В первый раз Нолан был таким очаровательным… И во второй тоже. Вот почему, когда он попросил ее сделать те проклятые фотографии, Маккензи почти не колебалась. А потом, не успев как следует подумать, нажала кнопку «отправить». И только когда на следующий день Нолан явился к ней домой, Маккензи поняла, что это был розыгрыш.
– Спасибо, – сказал он, помахав чем-то у нее перед лицом.
Это были ее фотографии, распечатанные на блестящей фотобумаге. Большая часть тела Маккензи была скрыта виолончелью, но и так было ясно, что она голая. Мак перевела глаза с Нолана на его машину; его приятели высовывались из окон и хохотали над ней. У Мак остановилось сердце.
– Я всего на секунду. Просто хотел поблагодарить за то, что помогла выиграть очень важное пари, – ухмыльнулся Нолан и сунул ей в руки еще что-то.

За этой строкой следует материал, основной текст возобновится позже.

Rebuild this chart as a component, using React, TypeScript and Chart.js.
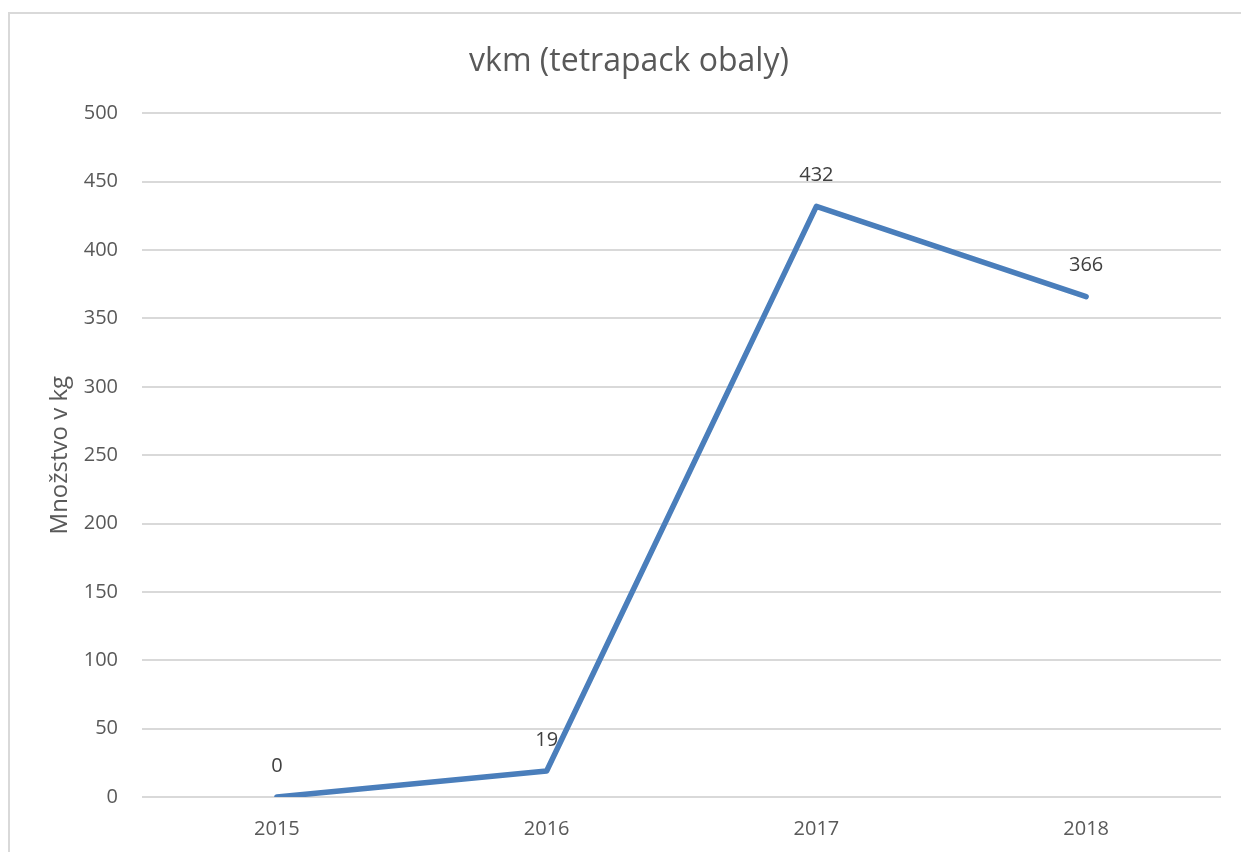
import React, { useEffect, useRef } from "react";
import { Chart, registerables } from "chart.js";

Chart.register(...registerables);

const categories = ["2015", "2016", "2017", "2018"];
const values = [0, 19, 432, 366];
const yTicks = [0, 50, 100, 150, 200, 250, 300, 350, 400, 450, 500];
const chartTitle = "vkm (tetrapack obaly)";
const yTitle = "Množstvo v kg";

const FONT = "'Open Sans', 'Liberation Sans', sans-serif";

const dataLabels = {
  id: "dataLabels",
  afterDatasetsDraw(chart: any) {
    const ctx = chart.ctx;
    const meta = chart.getDatasetMeta(0);
    ctx.save();
    ctx.font = `20px ${FONT}`;
    ctx.fillStyle = "#404040";
    ctx.textAlign = "center";
    ctx.textBaseline = "middle";
    meta.data.forEach((pt: any, i: number) => {
      ctx.fillText(String(values[i]), pt.x, pt.y - 31);
    });
    ctx.restore();
  },
};

export default function App() {
  const ref = useRef<HTMLCanvasElement>(null);
  useEffect(() => {
    if (!ref.current) return;
    const chart = new Chart(ref.current, {
      type: "line",
      data: {
        labels: categories,
        datasets: [
          {
            data: values,
            borderColor: "#4a7ebb",
            borderWidth: 5.5,
            pointRadius: 0,
            borderCapStyle: "round",
            borderJoinStyle: "round",
            tension: 0,
          },
        ],
      },
      options: {
        responsive: false,
        animation: false,
        layout: { padding: { left: 37, right: 20, top: 0, bottom: 0 } },
        plugins: {
          legend: { display: false },
          tooltip: { enabled: false },
          title: {
            display: true,
            text: chartTitle,
            color: "#595959",
            font: { family: FONT, size: 32, weight: "normal" },
            padding: { top: 43, bottom: 32 },
          },
        },
        scales: {
          x: {
            offset: true,
            afterFit: (scale: any) => {
              scale.height = 55;
            },
            grid: { display: false, drawTicks: false },
            border: { display: false },
            ticks: {
              color: "#595959",
              font: { family: FONT, size: 20 },
              padding: 20,
            },
          },
          y: {
            min: 0,
            max: 500,
            afterBuildTicks: (scale: any) => {
              scale.ticks = yTicks.map((v) => ({ value: v }));
            },
            afterFit: (scale: any) => {
              scale.width = 105;
            },
            grid: { color: "#d9d9d9", lineWidth: 2, drawTicks: false },
            border: { display: false },
            ticks: {
              color: "#595959",
              font: { family: FONT, size: 20 },
              padding: 24,
            },
            title: {
              display: true,
              text: yTitle,
              color: "#595959",
              font: { family: FONT, size: 24, weight: "normal" },
              padding: { top: 9, bottom: 0 },
            },
          },
        },
      },
      plugins: [dataLabels],
    } as any);
    return () => chart.destroy();
  }, []);

  return (
    <div
      style={{
        position: "fixed",
        left: 0,
        top: 0,
        width: 1241,
        height: 852,
        overflow: "hidden",
        background: "#fff",
      }}
    >
      <div
        style={{
          position: "absolute",
          left: 8,
          top: 12,
          width: 1300,
          height: 900,
          border: "2px solid #d9d9d9",
          boxSizing: "border-box",
        }}
      />
      <canvas
        ref={ref}
        width={1241}
        height={852}
        style={{ position: "absolute", left: 0, top: 0, display: "block" }}
      />
    </div>
  );
}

Пачку денег… И раньше чем Мак успела сообразить, что к чему, раньше чем смогла швырнуть ему в лицо эти чертовы деньги, Нолан громко заулюлюкал и не спеша направился к машине. Фотографии небрежно торчали у него из заднего кармана. Когда Мак пришла в себя, она сожгла эти проклятые деньги на заднем дворе. А потом рыдала несколько дней подряд.
Не удивительно, что ей хотелось отомстить.
Закончив пьесу, она открыла глаза и вдруг увидела, что Блейк во все глаза смотрит на нее.
– Это было… круто.
Маккензи провела руками по лицу, пытаясь собраться. Она настолько растворилась в музыке, что совершенно забыла о Блейке. Она отвела глаза. Взгляд Блейка был слишком пристальным, слишком волнующим.
– Почему ты всегда так делаешь? – спросил он.
Мак снова подняла глаза.
– Как?
– Отворачиваешься. Прячешься. – Он внимательно смотрел на нее. Глаза у него были синие-синие. – Это так странно. Когда ты играешь, то выглядишь такой… уверенной. Как будто тебя ничто не может задеть. Но как только ты перестаешь играть, то сразу стихаешь и прячешься. Как будто бережешь лучшую часть себя только для музыки.